Pronghorn are known to travel many extra miles searching for places to cross a fence during migration, burning up calories that will be vital to get them through the long northern winters.
That’s why Jakes, Martin and the staff of the Conservancy’s Matador Ranch joined with the Alberta Conservation Association to study the best ways to modify fences so that they allow pronghorn to pass through them safely, while keeping cattle inside.
The researchers studied three different modifications on the Matador Ranch in Montana and locations in Alberta. Each raised the bottom wire to a minimum of 18” off the ground – high enough for the pronghorn and young deer and elk to get under, but low enough to contain cattle. In one case, they replaced the lowest barbed wire with a smooth wire.
In the second they encased the lowest wire in plastic pipe – a so-called “goat bar.” Both those methods created a smooth bottom surface.
In the third, they lifted the lowest wire by clipping it to the one above with an inexpensive carabiner.
While all three methods created enough space to crawl under, both pronghorn and deer completely balked at the goat bar.

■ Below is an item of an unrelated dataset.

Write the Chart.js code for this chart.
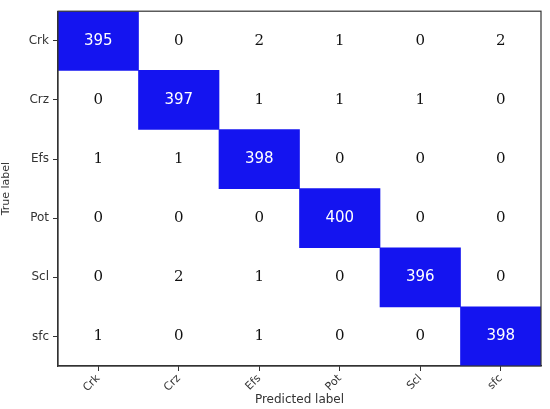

That was an important discovery since the method has been a commonly recommended solution by wildlife agencies.
For many landowners, the carabiner method may be the way to go.
“Raising bottom fence wires with a clip can be a great first step in enhancing the passage for pronghorn, given how quickly it can be accomplished for a minimum cost,” says the Conservancy’s Martin.
The researchers also confirmed that pronghorn are creatures of habit. They tend to return to the same crossing points year after year, and they condition their young to do the same. That finding helps us make smart decisions about where to remove or modify fences or where to simply leave gates open during times of deep snow and critical migration periods.
With pronghorn seasonally migrating more than 200 miles each way between their summer grounds in Canada and their wintering grounds in Montana, eliminating obstacles to their movement can be a matter of life and death.
Of course, the best fence for wildlife is no fence at all, so in addition to modifying miles of fencing, the Conservancy and our partners are completely removing many more miles.